30 Jahre Mauerfall – für Schüler des Gifhorner Humboldt-Gymnasiums waren das damals ganz besondere Tage. So besonders, dass Bürgermeister Matthias Nerlich jüngst beim Festakt der Schule an den Moment erinnerte, als der damalige Rektor Anton Pumpe den Unterricht mit einer Durchsage unterbrach und die Schüler animierte, nach Zicherie zu fahren. An den Moment der Durchsage kann sich Pumpe heute nicht genau erinnern, aber daran, dass jene Tage in seiner Lehrer-Laufbahn „unvergleichlich“ waren. {multithumb}
Vorzeichen bei Polen-Reise erlebt
Was hatte all die Jahre das Thema Kalter Krieg seinen Geschichtsunterricht geprägt. Alleine schon in Gifhorn nahe der Grenzen zu leben, „wo Salzwedel oder Gardelegen damals so weit weg erschienen wie Wladiwostok“, erschien ihm fast schon gespenstisch. Klassenfahrten ins geteilte Berlin, ja die gab es in den 70-er und 80-er Jahren immer wieder. „Die Idee war, den Schülern, diese merkwürdige Situation zwischen Ost und West klar zu machen“, so Pumpe. Diesen Ansatz hatte auch der Landkreis, als er für Schüler einen Schreibwettbewerb ausrief, in dem es um den Flatow-Partnerschaftskreis (heutiges Polen) gehen sollte. Die Schüler stellten eine Bedingung: Wenn sie teilnehmen, dann wollten sie auch einmal nach Polen fahren. Jahre später erinnerten ihn Schüler an diese Zusage. Pumpe machte sein Versprechen wahr: Just im Sommer 1989 fuhr er mit HG-Schülern nach Polen. So geriet die Gruppe in die Vorboten der großen Umwälzung. Denn aus einem Quartier mussten die Gifhorner weichen, weil US-Präsident George Bush mit großem Stab angereist war, um im brodelnden Osteuropa zu vermitteln. Welch große historische Stunde sich da anbahnte, ahnte er noch nicht.

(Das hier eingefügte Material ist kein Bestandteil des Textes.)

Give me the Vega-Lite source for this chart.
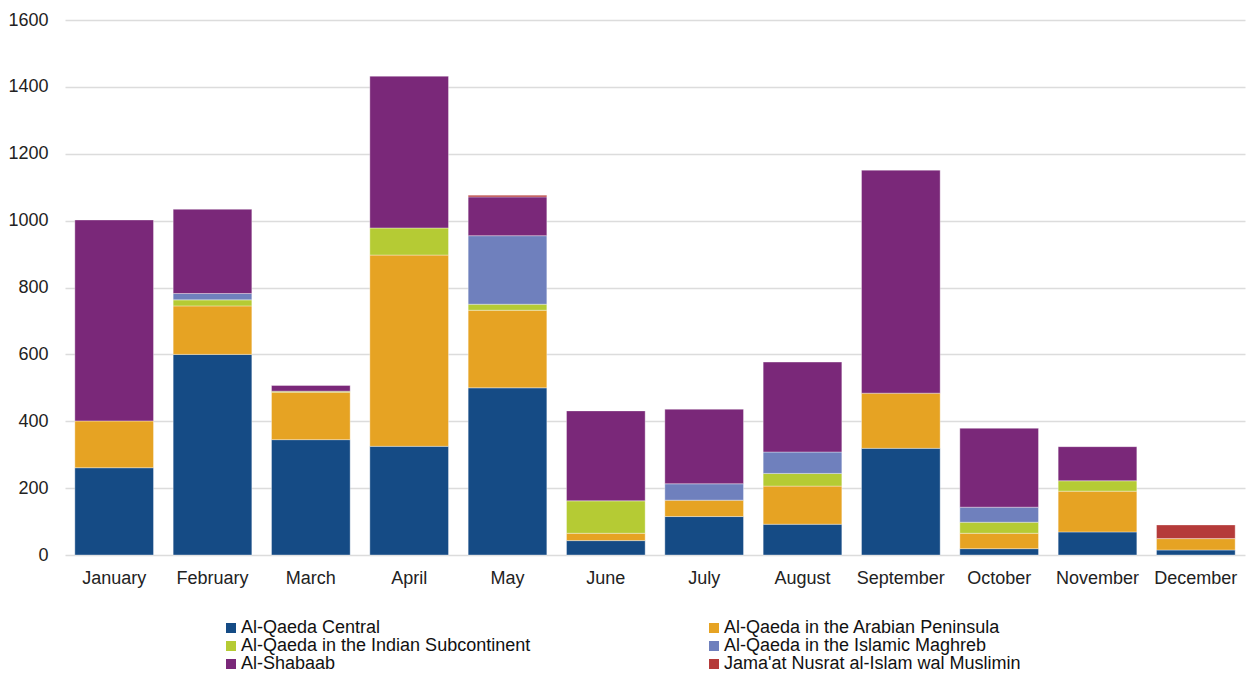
{
  "$schema": "https://vega.github.io/schema/vega-lite/v6.json",
  "width": 1180,
  "height": 535,
  "autosize": "none",
  "padding": {"left": 65, "top": 20, "right": 1, "bottom": 118},
  "background": "white",
  "config": {
    "font": "Liberation Sans",
    "view": {"stroke": null}
  },
  "data": {
    "values": [
      {"month": "January", "group": "Al-Qaeda Central", "value": 261},
      {"month": "January", "group": "Al-Qaeda in the Arabian Peninsula", "value": 140},
      {"month": "January", "group": "Al-Shabaab", "value": 601},
      {"month": "February", "group": "Al-Qaeda Central", "value": 600},
      {"month": "February", "group": "Al-Qaeda in the Arabian Peninsula", "value": 145},
      {"month": "February", "group": "Al-Qaeda in the Indian Subcontinent", "value": 18},
      {"month": "February", "group": "Al-Qaeda in the Islamic Maghreb", "value": 19},
      {"month": "February", "group": "Al-Shabaab", "value": 252},
      {"month": "March", "group": "Al-Qaeda Central", "value": 345},
      {"month": "March", "group": "Al-Qaeda in the Arabian Peninsula", "value": 142},
      {"month": "March", "group": "Al-Qaeda in the Indian Subcontinent", "value": 3},
      {"month": "March", "group": "Al-Shabaab", "value": 17},
      {"month": "April", "group": "Al-Qaeda Central", "value": 325},
      {"month": "April", "group": "Al-Qaeda in the Arabian Peninsula", "value": 572},
      {"month": "April", "group": "Al-Qaeda in the Indian Subcontinent", "value": 81},
      {"month": "April", "group": "Al-Shabaab", "value": 454},
      {"month": "May", "group": "Al-Qaeda Central", "value": 500},
      {"month": "May", "group": "Al-Qaeda in the Arabian Peninsula", "value": 232},
      {"month": "May", "group": "Al-Qaeda in the Indian Subcontinent", "value": 18},
      {"month": "May", "group": "Al-Qaeda in the Islamic Maghreb", "value": 205},
      {"month": "May", "group": "Al-Shabaab", "value": 116},
      {"month": "May", "group": "Jama'at Nusrat al-Islam wal Muslimin", "value": 5},
      {"month": "June", "group": "Al-Qaeda Central", "value": 43},
      {"month": "June", "group": "Al-Qaeda in the Arabian Peninsula", "value": 22},
      {"month": "June", "group": "Al-Qaeda in the Indian Subcontinent", "value": 97},
      {"month": "June", "group": "Al-Shabaab", "value": 269},
      {"month": "July", "group": "Al-Qaeda Central", "value": 115},
      {"month": "July", "group": "Al-Qaeda in the Arabian Peninsula", "value": 49},
      {"month": "July", "group": "Al-Qaeda in the Islamic Maghreb", "value": 49},
      {"month": "July", "group": "Al-Shabaab", "value": 223},
      {"month": "August", "group": "Al-Qaeda Central", "value": 92},
      {"month": "August", "group": "Al-Qaeda in the Arabian Peninsula", "value": 114},
      {"month": "August", "group": "Al-Qaeda in the Indian Subcontinent", "value": 38},
      {"month": "August", "group": "Al-Qaeda in the Islamic Maghreb", "value": 64},
      {"month": "August", "group": "Al-Shabaab", "value": 269},
      {"month": "September", "group": "Al-Qaeda Central", "value": 319},
      {"month": "September", "group": "Al-Qaeda in the Arabian Peninsula", "value": 165},
      {"month": "September", "group": "Al-Shabaab", "value": 667},
      {"month": "October", "group": "Al-Qaeda Central", "value": 19},
      {"month": "October", "group": "Al-Qaeda in the Arabian Peninsula", "value": 46},
      {"month": "October", "group": "Al-Qaeda in the Indian Subcontinent", "value": 33},
      {"month": "October", "group": "Al-Qaeda in the Islamic Maghreb", "value": 45},
      {"month": "October", "group": "Al-Shabaab", "value": 236},
      {"month": "November", "group": "Al-Qaeda Central", "value": 69},
      {"month": "November", "group": "Al-Qaeda in the Arabian Peninsula", "value": 122},
      {"month": "November", "group": "Al-Qaeda in the Indian Subcontinent", "value": 31},
      {"month": "November", "group": "Al-Shabaab", "value": 102},
      {"month": "December", "group": "Al-Qaeda Central", "value": 15},
      {"month": "December", "group": "Al-Qaeda in the Arabian Peninsula", "value": 34},
      {"month": "December", "group": "Jama'at Nusrat al-Islam wal Muslimin", "value": 41}
    ]
  },
  "mark": {"type": "bar", "stroke": "white", "strokeWidth": 0.6, "strokeOpacity": 0.6},
  "encoding": {
    "x": {
      "field": "month",
      "type": "nominal",
      "sort": ["January","February","March","April","May","June","July","August","September","October","November","December"],
      "scale": {"paddingInner": 0.2, "paddingOuter": 0.1},
      "axis": {
        "title": null,
        "labelAngle": 0,
        "labelFontSize": 18,
        "labelColor": "#222222",
        "labelPadding": 14,
        "ticks": false,
        "domain": false,
        "grid": false
      }
    },
    "y": {
      "field": "value",
      "type": "quantitative",
      "aggregate": "sum",
      "stack": "zero",
      "scale": {"domain": [0, 1600], "nice": false},
      "axis": {
        "title": null,
        "format": "d",
        "values": [0,200,400,600,800,1000,1200,1400,1600],
        "labelFontSize": 18,
        "labelColor": "#222222",
        "labelPadding": 17,
        "ticks": false,
        "domain": false,
        "gridColor": "#dcdcdc",
        "gridWidth": 1.5
      }
    },
    "order": {"field": "group", "type": "nominal", "sort": "ascending"},
    "color": {
      "field": "group",
      "type": "nominal",
      "scale": {
        "domain": ["Al-Qaeda Central","Al-Qaeda in the Arabian Peninsula","Al-Qaeda in the Indian Subcontinent","Al-Qaeda in the Islamic Maghreb","Al-Shabaab","Jama'at Nusrat al-Islam wal Muslimin"],
        "range": ["#154B85","#E6A323","#B5CB34","#6F80BD","#7A2879","#B53B3A"]
      },
      "legend": {
        "title": null,
        "orient": "none",
        "legendX": 157,
        "legendY": 599,
        "columns": 2,
        "direction": "horizontal",
        "columnPadding": 174,
        "rowPadding": 0,
        "symbolType": "square",
        "symbolSize": 100,
        "symbolStrokeWidth": 0,
        "symbolOffset": 0,
        "labelOffset": 1,
        "labelFontSize": 18,
        "labelColor": "#111111",
        "labelLimit": 400
      }
    }
  }
}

Plötzlich waren die Gifhorner Schüler mittendrin
Kurze Zeit später geriet der zwölfte Jahrgang des HG mitten in die Kehrtwende der jüngeren deutschen Geschichte. Anfang November war nämlich erneut Berlin das Ziel einer HG-Jahrgangsfahrt. „Wie ein Donnerschlag“ sei der 9. November hautnah erlebbar gewesen. Die HG-Schüler hätten auf der Mauer getanzt, ein Schüler sei sogar herunter gestürzt. Wie sehr Deutschland im Ausnahmezustand war, erlebte die HG-Gruppe bei der Rückfahrt. Die mit Trabbis und Wartburgs verstopfte Autobahn sorgte für eine ellenlange Rückfahrt.
Spontane Ausstellung
Daheim in Gifhorn herrschte am Abend nach der ungeplanten Verkündung der Grenzöffnung im Fernsehen auch Ausnahmezustand. Als der heute 85-jährige Pumpe morgens ins HG kam, „war alles außer Rand und Band“. An die Euphorie an jenem Schultag nach dem Mauerfall erinnert sich Wolfgang Rohdenburg noch lebhaft. Damals betreute er gerade ein Zeitungsprojekt zusammen mit der Frankfurter Allgemeinen. Spontan sammelten er und die Schüler alle Artikel zu dem Thema. Sortiert wurde das Ganze bei Rohdenburg zu Hause auf dem Wohnzimmerboden. „Daraus haben wir dann spontan eine Ausstellung in der HG-Pausenhalle gemacht“, erinnert er sich.